Over the years, the jail and Sheriff’s Office faced constant AC issues and applied fixes deemed appropriate. Normally, the office called local contractors to fix the problems.
However, the system broke again a few weeks ago, and a Trane specialist advised setting the system back to zero. After resetting the system, Trane wanted to enter into a maintenance agreement with the county.
“We’ve reached a point that with the age of those units that if we don’t do something to maintain them, and see that the maintenance is done on an ongoing basis, we could be looking at some severe costs,” said Chairman Stan Helton.”
The life expectancy of a maintained Trane AC unit is 10 to 15 years.
The bill for the service charges totaled at $16,000, but with the proposed service agreement, Trane dropped the bill to $13,091.
“Looks like it’s very necessary to get it done,” stated Post Two Commissioner Glenn Patterson, “I think it would be well worth it to do so.”
With the new maintenance agreements, the county will pay $13,750 a year for the next three years.
Kirby’s 2019 budget didn’t account for the of the new service agreements but felt it would save money in the future.

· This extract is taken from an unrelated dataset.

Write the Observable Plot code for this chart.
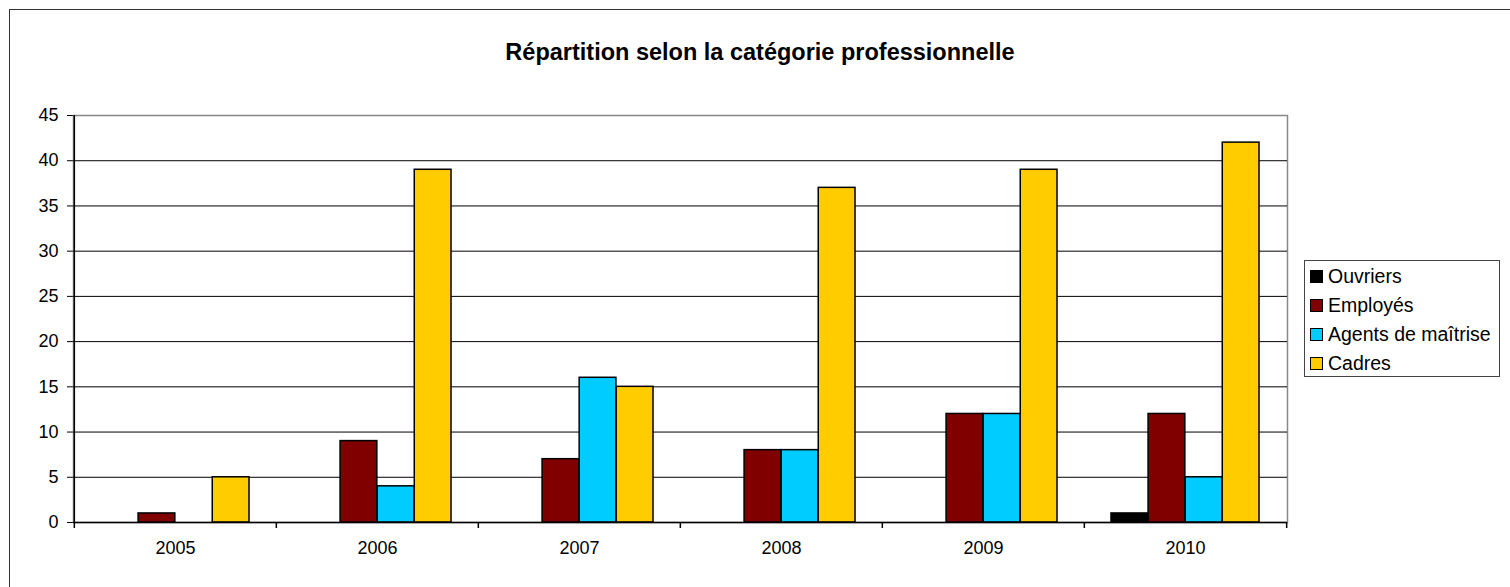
<!DOCTYPE html>
<html><head><meta charset="utf-8">
<script src="https://cdn.jsdelivr.net/npm/d3@7"></script>
<script src="https://cdn.jsdelivr.net/npm/@observablehq/plot@0.6"></script>
<style>
body{margin:0;background:#fff;font-family:"Liberation Sans",Arial,sans-serif;}
#wrap{position:relative;width:1510px;height:587px;overflow:hidden;background:#fff;}
#border{position:absolute;left:9px;top:9px;width:1600px;height:700px;border:1.5px solid #333;box-sizing:border-box;}
#title{position:absolute;left:10px;top:39px;width:1500px;text-align:center;font-weight:bold;font-size:23.5px;color:#000;}
#chart{position:absolute;left:0;top:0;}
#legend{position:absolute;left:1304px;top:260px;width:196px;height:117px;border:1px solid #444;box-sizing:border-box;padding-top:1px;}
.item{display:flex;align-items:center;height:29px;font-size:19.5px;color:#000;padding-left:5px;}
.sw{width:13px;height:13px;border:1.5px solid #000;margin-right:5px;box-sizing:border-box;}
</style></head>
<body>
<div id="wrap">
  <div id="border"></div>
  <div id="title"></div>
  <div id="chart"></div>
  <div id="legend"></div>
</div>
<script>
const titleText = "Répartition selon la catégorie professionnelle";
const years = ["2005","2006","2007","2008","2009","2010"];
const categories = ["Ouvriers","Employés","Agents de maîtrise","Cadres"];
const colors = ["#000000","#800000","#00CCFF","#FFCC00"];
const ouvriers = [0,0,0,0,0,1];
const employes = [1,9,7,8,12,12];
const agents   = [0,4,16,8,12,5];
const cadres   = [5,39,15,37,39,42];
const yTicks = [0,5,10,15,20,25,30,35,40,45];
const gridValues = [5,10,15,20,25,30,35,40];

const series = [ouvriers, employes, agents, cadres];
const table = years.flatMap((y,i)=>categories.map((c,j)=>({year:y, cat:c, value:series[j][i]})));

document.getElementById("title").textContent = titleText;

const W = 1510, H = 587, mL = 73, mR = 223, mT = 115, mB = 65;
const bw = (W - mL - mR) / years.length;
const outer = 0.1334;
const frac = (1 - 2*outer) / categories.length;

const barMarks = categories.map((c,j)=> Plot.barY(table.filter(d=>d.cat===c && d.value>0), {
  x: "year", y: "value", fill: colors[j], stroke: "#000", strokeWidth: 1.5,
  insetLeft: bw*(outer + j*frac), insetRight: bw*(1 - outer - (j+1)*frac)
}));

const plot = Plot.plot({
  width: W, height: H, marginLeft: mL, marginRight: mR, marginTop: mT, marginBottom: mB,
  style: {fontFamily: "'Liberation Sans', Arial, sans-serif", fontSize: "18px", color: "#000", background: "transparent", overflow: "visible"},
  x: {domain: years, padding: 0, tickSize: 0, tickPadding: 19, label: null},
  y: {domain: [0,45], ticks: yTicks, tickSize: 6, tickPadding: 9, label: null, line: true},
  marks: [
    Plot.frame({stroke: "#888", strokeWidth: 1.5}),
    Plot.ruleY(gridValues, {stroke: "#000", strokeWidth: 1}),
    ...barMarks,
    Plot.ruleY([0], {stroke: "#000", strokeWidth: 1.5}),
    Plot.ruleX(years, {x: d=>d, dx: -bw/2, y1: 0, y2: 0, insetBottom: -6, stroke: "#000", strokeWidth: 1.5}),
    Plot.ruleX(years.slice(-1), {x: d=>d, dx: bw/2, y1: 0, y2: 0, insetBottom: -6, stroke: "#000", strokeWidth: 1.5}),
    Plot.ruleX(years.slice(0,1), {x: d=>d, dx: -bw/2, stroke: "#000", strokeWidth: 1.5})
  ]
});
document.getElementById("chart").appendChild(plot);

const legend = d3.select("#legend");
categories.forEach((c,j)=>{
  const it = legend.append("div").attr("class","item");
  it.append("div").attr("class","sw").style("background", colors[j]);
  it.append("span").text(c);
});
</script>
</body></html>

Post One Commissioner Earl Johnson said, “It’s right in line with what we’ve spent on the system every year. I know last year we spent $15,000 or $16,000. I think it’s a good idea to let the people whose unit it is to actually fix it, and it sounds even better if they are going to maintain the courthouse as well.”
Also, the Board of Commissioners approved the purchase of a new ambulance from Custom Works for a total of $143,821, included in the 2020 budget.
Custom Works was the higher bid than MEDIX, who previously supplied ambulances for the county. However, MEDIX no longer has a service representative in Georgia. Trucks would have to travel to Indiana to receive service.
Custom Works offered a Georgia location for service with no exceptions to the requirements put forth by Director of EMA Robert Graham.